What is impermanent loss?
Impermanent loss (IL) is the difference in value between holding tokens in a liquidity pool versus holding them in your wallet. It occurs because AMMs (Automated Market Makers) automatically rebalance pool ratios as prices change.
A simple example
You deposit $500 ETH + $500 USDT into a pool (1 ETH = $500). If ETH doubles to $1,000, the AMM rebalances: you now hold less ETH and more USDT. When you withdraw, you have ~$1,414 — but if you'd just held, you'd have $1,500. The $86 difference is impermanent loss.
Why it's called "impermanent"
If prices return to their original ratio, the loss disappears. It only becomes "permanent" when you withdraw while prices are different from when you deposited.

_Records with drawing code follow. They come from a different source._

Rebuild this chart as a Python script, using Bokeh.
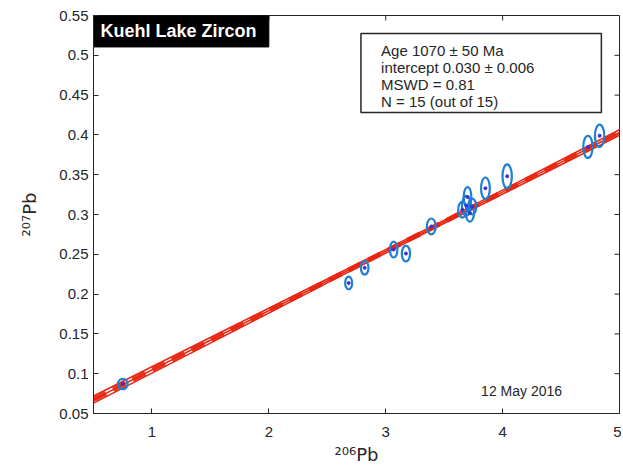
from bokeh.plotting import figure
from bokeh.models import Label, FixedTicker, Range1d, ColumnDataSource
from bokeh.embed import file_html
from bokeh.resources import INLINE

# ---- data ----
pb206 = [0.75, 2.683, 2.82, 3.068, 3.173, 3.39, 3.655, 3.69, 3.70, 3.72, 3.74, 3.853, 4.039, 4.73, 4.83]
pb207 = [0.087, 0.214, 0.233, 0.256, 0.251, 0.285, 0.306, 0.311, 0.322, 0.302, 0.310, 0.333, 0.348, 0.385, 0.399]
err_x = [0.085, 0.06, 0.065, 0.065, 0.07, 0.075, 0.07, 0.075, 0.065, 0.07, 0.07, 0.075, 0.08, 0.08, 0.08]
err_y = [0.013, 0.016, 0.017, 0.02, 0.02, 0.02, 0.02, 0.025, 0.025, 0.022, 0.02, 0.027, 0.03, 0.028, 0.028]

fit_x = [0.5, 1.5, 2.5, 3.5, 4.5, 5.0]
fit_y = [0.0675, 0.142, 0.2165, 0.291, 0.3655, 0.403]
fit_hw = [0.0045, 0.0035, 0.0025, 0.002, 0.003, 0.0035]

xticks = [1, 2, 3, 4, 5]
yticks = [0.05, 0.1, 0.15, 0.2, 0.25, 0.3, 0.35, 0.4, 0.45, 0.5, 0.55]
ytick_labels = ["0.05", "0.1", "0.15", "0.2", "0.25", "0.3", "0.35", "0.4", "0.45", "0.5", "0.55"]

x_label = "\u00b2\u2070\u2076Pb"
y_label = "\u00b2\u2070\u2077Pb"
title_text = "Kuehl Lake Zircon"
stats_lines = ["Age 1070 \u00b1 50 Ma", "intercept 0.030 \u00b1 0.006", "MSWD = 0.81", "N = 15 (out of 15)"]
date_text = "12 May 2016"

FONT = "Liberation Sans"
LFONT = "DejaVu Sans"
TXT = "#262626"
RED = "#e8230f"
BLUE = "#1f7fd2"

X0, X1, Y0, Y1 = 0.5, 5.0, 0.05, 0.55
W, H = 621, 469
ML, MT, MR, MB = 93, 15, 2, 56

p = figure(width=W, height=H, output_backend="svg", toolbar_location=None,
           x_range=Range1d(X0, X1), y_range=Range1d(Y0, Y1),
           min_border_left=ML, min_border_top=MT, min_border_right=MR, min_border_bottom=MB)
p.grid.visible = False
p.outline_line_color = TXT
p.background_fill_color = "white"

for ax in (p.xaxis[0], p.yaxis[0]):
    ax.major_tick_in = 5
    ax.major_tick_out = 0
    ax.minor_tick_in = 0
    ax.minor_tick_out = 0
    ax.axis_line_color = TXT
    ax.major_tick_line_color = TXT
    ax.major_label_text_font = FONT
    ax.major_label_text_font_size = "15px"
    ax.major_label_text_color = TXT
    ax.axis_label_text_font = LFONT
    ax.axis_label_text_font_size = "18px"
    ax.axis_label_text_font_style = "normal"
    ax.axis_label_text_color = TXT
p.xaxis[0].ticker = FixedTicker(ticks=xticks)
p.yaxis[0].ticker = FixedTicker(ticks=yticks)
p.yaxis[0].major_label_overrides = {t: l for t, l in zip(yticks, ytick_labels)}
p.xaxis[0].major_label_standoff = 13
p.yaxis[0].major_label_standoff = 5
p.xaxis[0].axis_label = x_label
p.yaxis[0].axis_label = y_label
p.xaxis[0].axis_label_standoff = 4
p.yaxis[0].axis_label_standoff = 16

# inward ticks on the top and right edges (box on)
fw = W - ML - MR
fh = H - MT - MB
tx = 5 * (X1 - X0) / fw
ty = 5 * (Y1 - Y0) / fh
p.segment(x0=xticks, x1=xticks, y0=[Y1] * len(xticks), y1=[Y1 - ty] * len(xticks),
          line_color=TXT, line_width=1)
p.segment(x0=[X1] * len(yticks), x1=[X1 - tx] * len(yticks), y0=yticks, y1=yticks,
          line_color=TXT, line_width=1)

# regression line with envelope
up = [y + h for y, h in zip(fit_y, fit_hw)]
lo = [y - h for y, h in zip(fit_y, fit_hw)]
p.line(fit_x, fit_y, line_color=RED, line_width=5, line_dash="14 8", line_alpha=0.9)
p.line(fit_x, fit_y, line_color=RED, line_width=1.5)
p.line(fit_x, up, line_color=RED, line_width=1.5)
p.line(fit_x, lo, line_color=RED, line_width=1.5)

# error ellipses
src = ColumnDataSource(dict(x=pb206, y=pb207, w=err_x, h=err_y))
p.ellipse(x="x", y="y", width="w", height="h", source=src, fill_color=None,
          line_color=BLUE, line_width=2.2)
p.scatter(x="x", y="y", source=src, size=3, color="#3a2fd8")

# title box
p.quad(left=[0.49], right=[2.0], bottom=[0.5105], top=[0.55], fill_color="black", line_color="black")
p.add_layout(Label(x=0.56, y=0.5305, text=title_text, text_color="white", text_font=FONT,
                   text_font_size="18px", text_font_style="bold", text_baseline="middle"))

# stats box
p.quad(left=[2.788], right=[4.845], bottom=[0.4282], top=[0.5274], fill_color="white",
       line_color=TXT, line_width=1.5)
for i, s in enumerate(stats_lines):
    p.add_layout(Label(x=2.96, y=0.506 - i * 0.02135, text=s, text_color=TXT, text_font=FONT,
                       text_font_size="15px", text_baseline="middle"))

p.add_layout(Label(x=3.816, y=0.0777, text=date_text, text_color=TXT, text_font=FONT,
                   text_font_size="14px", text_baseline="middle"))

open("out.html", "w").write(file_html(p, INLINE))
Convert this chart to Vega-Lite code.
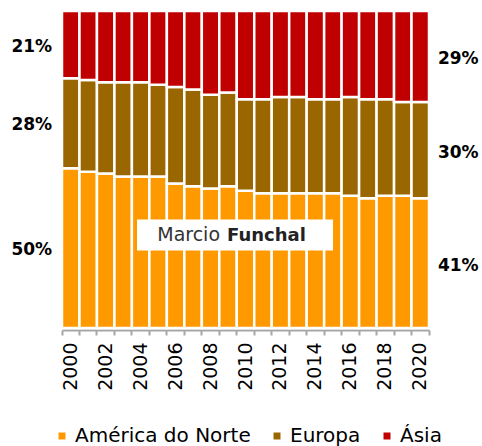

How to minimise impermanent loss
- Use stablecoin pairs — USDT/USDC pools have near-zero IL because both tokens maintain the same value
- Use correlated pairs — WBTC/ETH moves together, reducing IL vs a USDT/ETH pool
- Use concentrated liquidity carefully — tighter ranges earn more fees but amplify IL if prices move outside the range
- Earn enough fees to offset IL — high-volume pools can generate enough fees to more than compensate
IL in stablecoin pools
For USDT/USDC pools, impermanent loss is negligible — typically less than 0.01% — because both tokens are pegged to $1. This makes stablecoin liquidity provision one of the lowest-risk yield strategies in DeFi.